GOAL:
Locate all lines in the data below that hold "Output" and show them.

= = = =

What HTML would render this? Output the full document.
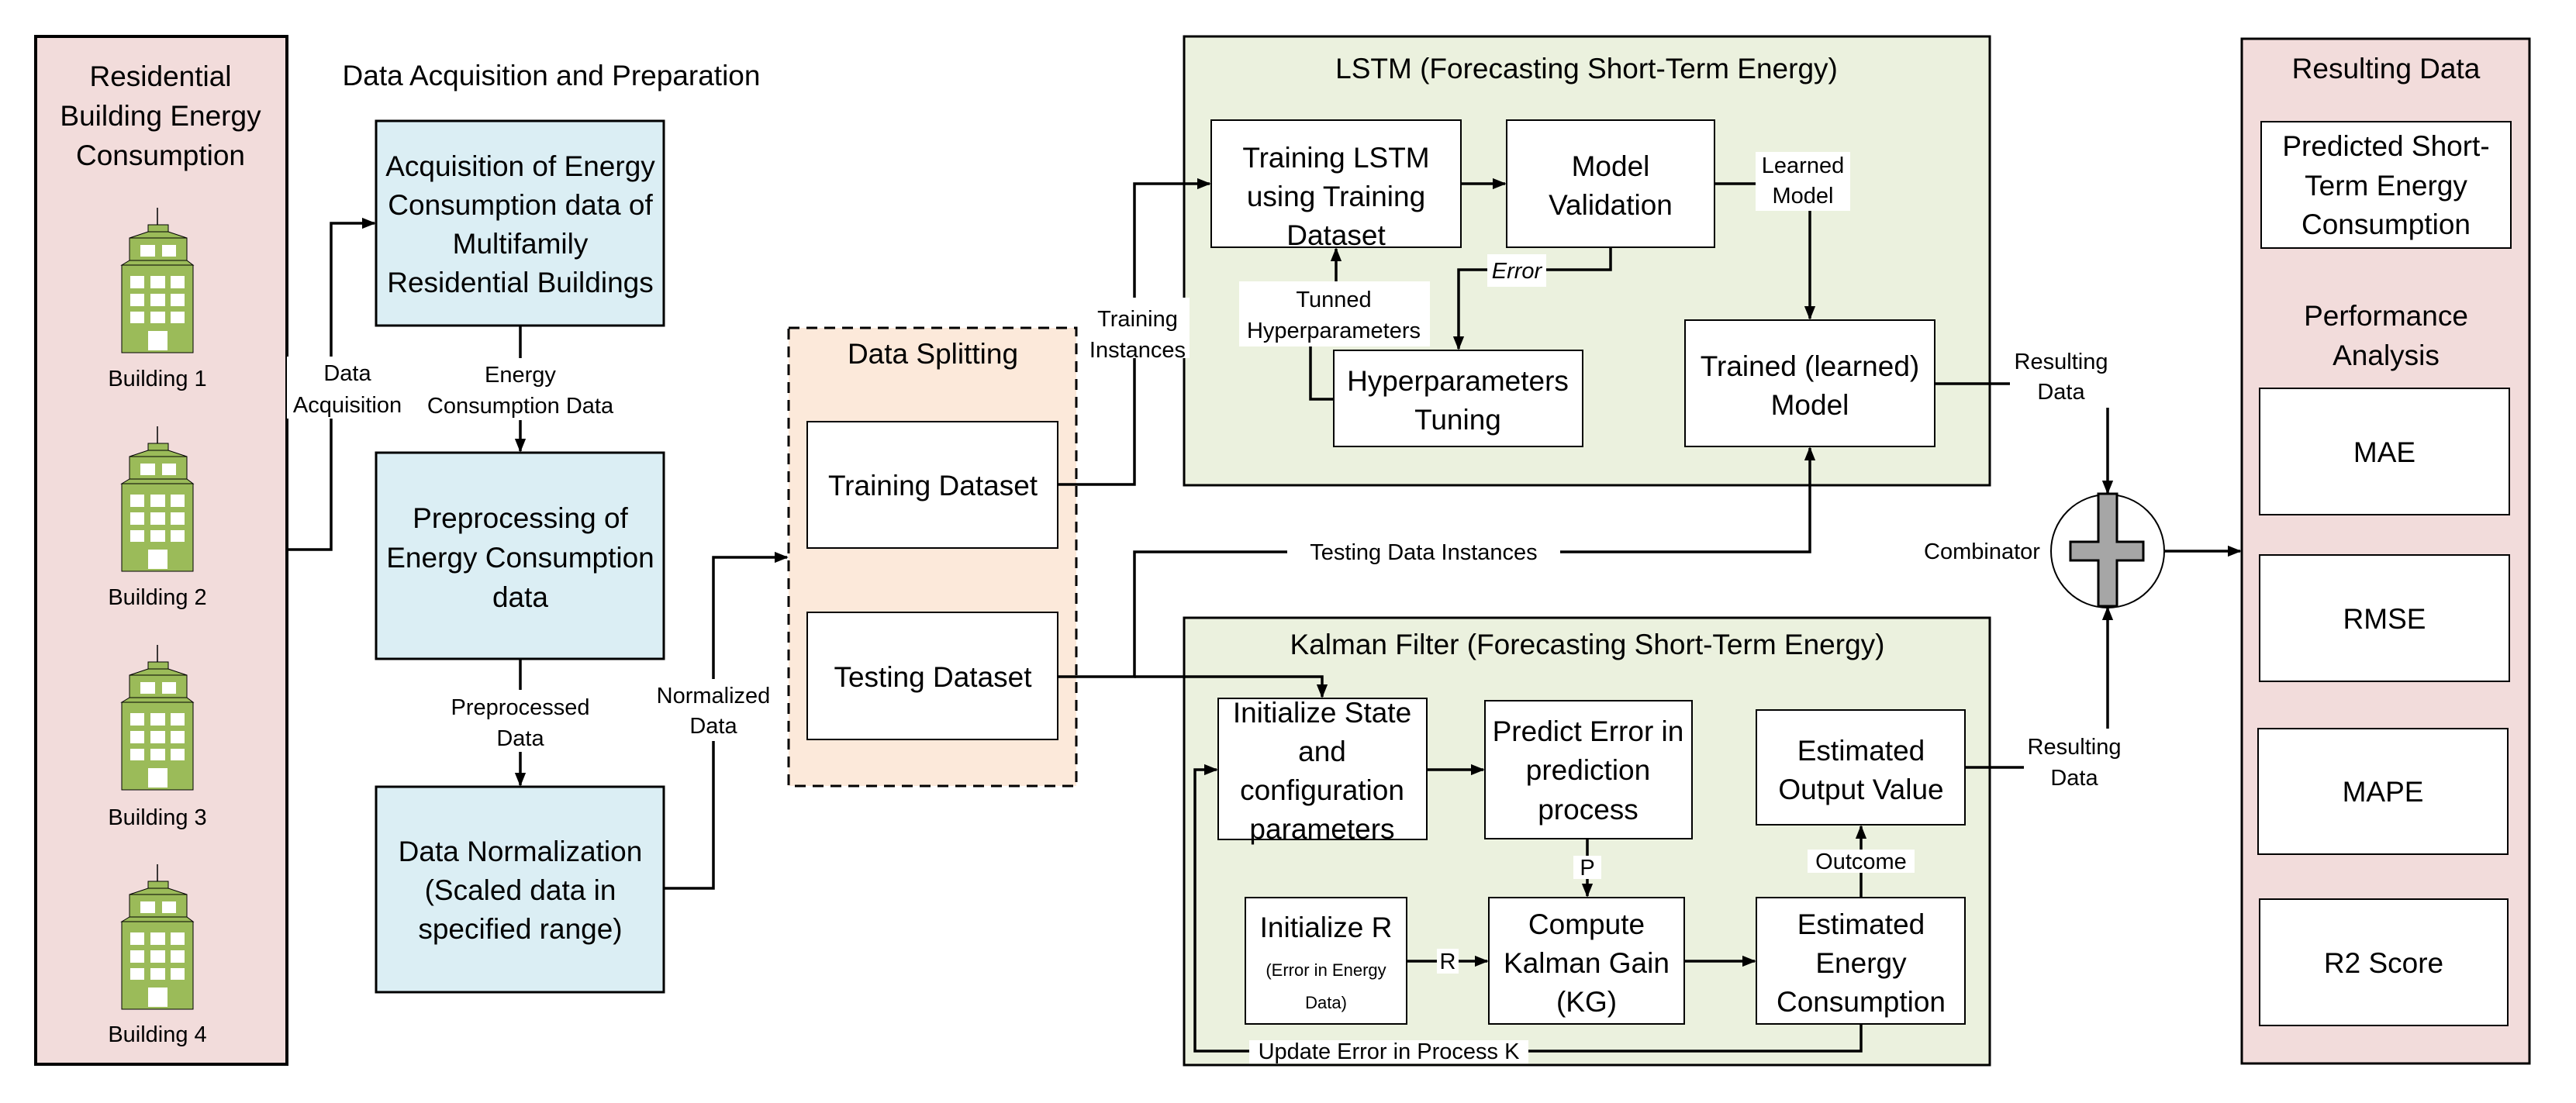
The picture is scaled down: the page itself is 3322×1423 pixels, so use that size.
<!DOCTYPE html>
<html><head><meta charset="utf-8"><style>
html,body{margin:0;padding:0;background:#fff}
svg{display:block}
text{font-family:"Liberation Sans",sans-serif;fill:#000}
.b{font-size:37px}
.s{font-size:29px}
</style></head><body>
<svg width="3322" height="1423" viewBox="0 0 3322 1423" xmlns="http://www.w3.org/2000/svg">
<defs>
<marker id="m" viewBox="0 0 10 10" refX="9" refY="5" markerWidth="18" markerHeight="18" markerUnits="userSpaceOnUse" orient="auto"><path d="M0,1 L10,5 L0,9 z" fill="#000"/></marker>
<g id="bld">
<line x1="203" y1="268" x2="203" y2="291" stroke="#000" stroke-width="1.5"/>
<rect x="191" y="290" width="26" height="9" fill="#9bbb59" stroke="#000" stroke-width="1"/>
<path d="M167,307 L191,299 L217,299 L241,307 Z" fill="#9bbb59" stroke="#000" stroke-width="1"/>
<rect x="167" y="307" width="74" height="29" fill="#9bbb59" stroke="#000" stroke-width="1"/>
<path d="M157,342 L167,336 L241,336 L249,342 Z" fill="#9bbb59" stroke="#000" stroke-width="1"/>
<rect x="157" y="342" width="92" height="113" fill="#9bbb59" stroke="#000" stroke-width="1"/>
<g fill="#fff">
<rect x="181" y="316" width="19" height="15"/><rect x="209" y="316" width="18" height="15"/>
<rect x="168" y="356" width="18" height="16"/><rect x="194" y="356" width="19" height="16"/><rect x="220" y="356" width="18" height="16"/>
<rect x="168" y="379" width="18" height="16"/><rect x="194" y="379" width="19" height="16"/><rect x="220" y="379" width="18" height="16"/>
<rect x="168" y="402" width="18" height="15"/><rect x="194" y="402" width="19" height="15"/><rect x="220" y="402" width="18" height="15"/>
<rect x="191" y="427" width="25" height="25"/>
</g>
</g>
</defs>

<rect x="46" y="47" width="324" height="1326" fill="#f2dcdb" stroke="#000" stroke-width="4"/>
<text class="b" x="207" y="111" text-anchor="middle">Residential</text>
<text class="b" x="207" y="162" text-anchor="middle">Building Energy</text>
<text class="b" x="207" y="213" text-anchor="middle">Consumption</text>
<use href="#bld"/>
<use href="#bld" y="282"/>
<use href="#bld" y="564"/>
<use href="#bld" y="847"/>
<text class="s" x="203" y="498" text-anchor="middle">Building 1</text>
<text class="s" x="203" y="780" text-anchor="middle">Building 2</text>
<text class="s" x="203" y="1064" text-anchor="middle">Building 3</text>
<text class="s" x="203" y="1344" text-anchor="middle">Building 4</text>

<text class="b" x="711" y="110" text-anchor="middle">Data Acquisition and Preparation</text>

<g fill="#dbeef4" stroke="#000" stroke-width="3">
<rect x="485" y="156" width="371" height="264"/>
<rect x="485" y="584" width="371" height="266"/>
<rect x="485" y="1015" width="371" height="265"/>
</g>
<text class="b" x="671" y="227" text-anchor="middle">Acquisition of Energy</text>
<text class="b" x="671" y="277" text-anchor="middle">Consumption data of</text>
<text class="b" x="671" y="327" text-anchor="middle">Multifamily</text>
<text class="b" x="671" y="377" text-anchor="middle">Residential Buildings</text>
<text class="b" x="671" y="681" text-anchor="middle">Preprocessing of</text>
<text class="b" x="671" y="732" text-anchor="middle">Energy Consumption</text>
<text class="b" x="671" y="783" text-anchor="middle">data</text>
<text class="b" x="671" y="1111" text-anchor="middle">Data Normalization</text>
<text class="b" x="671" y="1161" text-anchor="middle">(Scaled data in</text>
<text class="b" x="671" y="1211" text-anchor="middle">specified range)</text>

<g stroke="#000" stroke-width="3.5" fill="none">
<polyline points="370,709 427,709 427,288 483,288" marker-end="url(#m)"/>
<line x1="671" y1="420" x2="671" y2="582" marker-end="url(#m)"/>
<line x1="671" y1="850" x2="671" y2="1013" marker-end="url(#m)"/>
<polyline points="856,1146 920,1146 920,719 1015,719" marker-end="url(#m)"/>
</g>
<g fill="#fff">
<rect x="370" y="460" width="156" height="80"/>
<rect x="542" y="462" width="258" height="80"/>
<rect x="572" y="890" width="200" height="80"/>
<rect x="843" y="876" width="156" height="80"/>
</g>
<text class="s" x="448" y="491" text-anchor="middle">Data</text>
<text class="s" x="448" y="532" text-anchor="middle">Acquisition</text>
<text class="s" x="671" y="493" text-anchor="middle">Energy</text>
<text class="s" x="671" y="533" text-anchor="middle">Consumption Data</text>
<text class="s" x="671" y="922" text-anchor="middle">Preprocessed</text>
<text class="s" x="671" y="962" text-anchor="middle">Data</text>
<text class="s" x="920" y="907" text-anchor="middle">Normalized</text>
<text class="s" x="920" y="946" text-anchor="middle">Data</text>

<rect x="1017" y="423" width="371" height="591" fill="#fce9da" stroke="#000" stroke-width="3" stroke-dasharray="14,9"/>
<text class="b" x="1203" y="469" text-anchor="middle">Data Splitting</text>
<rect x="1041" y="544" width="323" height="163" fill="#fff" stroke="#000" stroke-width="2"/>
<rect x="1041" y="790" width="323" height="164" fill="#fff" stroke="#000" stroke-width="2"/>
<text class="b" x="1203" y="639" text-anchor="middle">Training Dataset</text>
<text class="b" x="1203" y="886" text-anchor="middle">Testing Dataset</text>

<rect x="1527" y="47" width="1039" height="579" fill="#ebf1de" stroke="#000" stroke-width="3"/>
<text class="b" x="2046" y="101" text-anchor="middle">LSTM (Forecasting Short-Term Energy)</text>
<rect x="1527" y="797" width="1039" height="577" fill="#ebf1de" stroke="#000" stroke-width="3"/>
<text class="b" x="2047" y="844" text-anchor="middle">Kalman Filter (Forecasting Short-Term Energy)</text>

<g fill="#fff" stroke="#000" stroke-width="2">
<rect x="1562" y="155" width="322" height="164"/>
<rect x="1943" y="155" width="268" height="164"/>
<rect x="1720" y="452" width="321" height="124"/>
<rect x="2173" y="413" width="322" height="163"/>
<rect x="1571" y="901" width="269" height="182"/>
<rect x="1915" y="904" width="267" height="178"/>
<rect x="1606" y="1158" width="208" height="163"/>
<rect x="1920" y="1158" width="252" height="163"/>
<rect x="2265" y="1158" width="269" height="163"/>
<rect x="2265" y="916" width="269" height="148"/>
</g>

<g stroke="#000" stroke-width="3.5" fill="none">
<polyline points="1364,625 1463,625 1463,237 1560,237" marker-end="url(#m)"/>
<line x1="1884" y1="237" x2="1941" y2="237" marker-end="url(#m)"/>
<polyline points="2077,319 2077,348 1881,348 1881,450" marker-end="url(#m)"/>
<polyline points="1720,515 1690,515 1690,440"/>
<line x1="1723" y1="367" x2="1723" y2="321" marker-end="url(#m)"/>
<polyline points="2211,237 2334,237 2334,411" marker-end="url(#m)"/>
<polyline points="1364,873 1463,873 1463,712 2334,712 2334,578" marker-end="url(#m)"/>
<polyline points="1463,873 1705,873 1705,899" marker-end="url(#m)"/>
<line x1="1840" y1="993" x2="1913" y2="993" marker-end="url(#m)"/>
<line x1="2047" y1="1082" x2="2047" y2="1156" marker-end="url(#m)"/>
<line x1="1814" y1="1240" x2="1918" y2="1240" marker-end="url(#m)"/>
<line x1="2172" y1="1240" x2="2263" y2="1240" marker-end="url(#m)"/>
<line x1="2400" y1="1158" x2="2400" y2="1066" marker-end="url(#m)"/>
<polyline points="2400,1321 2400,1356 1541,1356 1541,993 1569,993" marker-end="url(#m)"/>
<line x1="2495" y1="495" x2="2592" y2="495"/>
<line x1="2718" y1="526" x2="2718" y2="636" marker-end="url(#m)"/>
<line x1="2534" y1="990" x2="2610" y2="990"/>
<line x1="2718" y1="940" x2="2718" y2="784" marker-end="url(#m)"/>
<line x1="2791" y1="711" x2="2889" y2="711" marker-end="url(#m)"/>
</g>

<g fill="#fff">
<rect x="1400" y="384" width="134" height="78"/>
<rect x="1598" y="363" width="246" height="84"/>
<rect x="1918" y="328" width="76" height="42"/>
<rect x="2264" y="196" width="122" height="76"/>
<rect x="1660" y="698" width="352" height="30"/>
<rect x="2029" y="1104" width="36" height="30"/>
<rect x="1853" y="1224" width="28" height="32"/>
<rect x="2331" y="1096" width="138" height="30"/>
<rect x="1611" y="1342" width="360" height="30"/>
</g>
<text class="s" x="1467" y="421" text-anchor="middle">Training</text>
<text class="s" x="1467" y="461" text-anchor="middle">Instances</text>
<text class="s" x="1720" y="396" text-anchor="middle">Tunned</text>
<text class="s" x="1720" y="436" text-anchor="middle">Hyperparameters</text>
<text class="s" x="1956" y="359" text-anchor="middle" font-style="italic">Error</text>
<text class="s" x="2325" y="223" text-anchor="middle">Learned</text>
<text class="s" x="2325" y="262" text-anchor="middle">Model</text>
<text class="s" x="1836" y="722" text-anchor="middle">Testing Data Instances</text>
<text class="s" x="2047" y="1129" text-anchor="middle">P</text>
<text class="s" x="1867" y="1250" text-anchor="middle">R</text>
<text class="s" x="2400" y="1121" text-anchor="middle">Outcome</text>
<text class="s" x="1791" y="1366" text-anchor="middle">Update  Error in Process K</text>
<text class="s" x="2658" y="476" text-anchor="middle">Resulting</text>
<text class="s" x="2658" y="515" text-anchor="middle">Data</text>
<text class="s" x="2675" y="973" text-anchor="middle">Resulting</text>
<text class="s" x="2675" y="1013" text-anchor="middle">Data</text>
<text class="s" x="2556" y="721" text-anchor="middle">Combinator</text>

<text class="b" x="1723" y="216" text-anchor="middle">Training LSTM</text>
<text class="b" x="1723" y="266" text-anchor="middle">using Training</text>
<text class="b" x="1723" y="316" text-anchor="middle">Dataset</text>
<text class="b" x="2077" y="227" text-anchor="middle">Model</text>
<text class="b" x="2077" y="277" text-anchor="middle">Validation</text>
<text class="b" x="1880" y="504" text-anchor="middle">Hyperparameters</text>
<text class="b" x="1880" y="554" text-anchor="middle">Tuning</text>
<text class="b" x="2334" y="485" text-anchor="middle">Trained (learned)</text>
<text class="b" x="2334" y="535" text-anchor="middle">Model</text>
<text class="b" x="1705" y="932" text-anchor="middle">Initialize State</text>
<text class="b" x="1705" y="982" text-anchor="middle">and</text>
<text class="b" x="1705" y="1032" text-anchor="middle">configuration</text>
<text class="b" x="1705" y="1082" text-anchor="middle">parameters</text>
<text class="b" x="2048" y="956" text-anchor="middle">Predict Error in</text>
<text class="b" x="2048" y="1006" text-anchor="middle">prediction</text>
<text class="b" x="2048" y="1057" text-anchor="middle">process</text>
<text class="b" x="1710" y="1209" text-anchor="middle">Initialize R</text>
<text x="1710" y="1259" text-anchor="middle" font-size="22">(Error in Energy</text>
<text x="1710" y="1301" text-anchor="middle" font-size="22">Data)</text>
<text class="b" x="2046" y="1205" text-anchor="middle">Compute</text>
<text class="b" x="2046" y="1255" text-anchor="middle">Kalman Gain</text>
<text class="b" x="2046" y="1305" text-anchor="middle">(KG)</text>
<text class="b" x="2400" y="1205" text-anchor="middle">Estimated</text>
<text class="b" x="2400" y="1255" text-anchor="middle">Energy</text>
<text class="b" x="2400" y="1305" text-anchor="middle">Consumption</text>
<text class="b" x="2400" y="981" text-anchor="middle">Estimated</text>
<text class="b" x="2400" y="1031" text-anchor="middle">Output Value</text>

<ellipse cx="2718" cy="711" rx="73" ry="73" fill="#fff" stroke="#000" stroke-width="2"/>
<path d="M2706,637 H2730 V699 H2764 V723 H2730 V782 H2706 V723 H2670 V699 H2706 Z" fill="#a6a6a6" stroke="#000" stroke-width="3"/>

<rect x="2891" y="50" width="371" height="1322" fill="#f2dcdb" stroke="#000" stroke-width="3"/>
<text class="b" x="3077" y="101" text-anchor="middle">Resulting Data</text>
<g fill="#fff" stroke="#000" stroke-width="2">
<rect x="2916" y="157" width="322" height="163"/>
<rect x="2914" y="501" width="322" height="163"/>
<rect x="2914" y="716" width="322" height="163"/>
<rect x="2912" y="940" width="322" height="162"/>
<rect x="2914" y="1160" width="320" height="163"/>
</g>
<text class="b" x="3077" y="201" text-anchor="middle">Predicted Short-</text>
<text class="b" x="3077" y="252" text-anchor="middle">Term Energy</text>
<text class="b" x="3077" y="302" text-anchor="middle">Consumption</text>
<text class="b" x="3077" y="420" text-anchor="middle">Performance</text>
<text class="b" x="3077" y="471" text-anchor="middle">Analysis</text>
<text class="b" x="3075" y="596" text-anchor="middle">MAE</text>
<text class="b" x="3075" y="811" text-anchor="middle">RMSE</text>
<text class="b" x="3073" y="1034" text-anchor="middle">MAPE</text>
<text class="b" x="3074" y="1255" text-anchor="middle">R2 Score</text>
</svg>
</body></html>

= = = =

TASK RESPONSE:
What HTML would render this? Output the full document.
<text class="b" x="2400" y="1031" text-anchor="middle">Output Value</text>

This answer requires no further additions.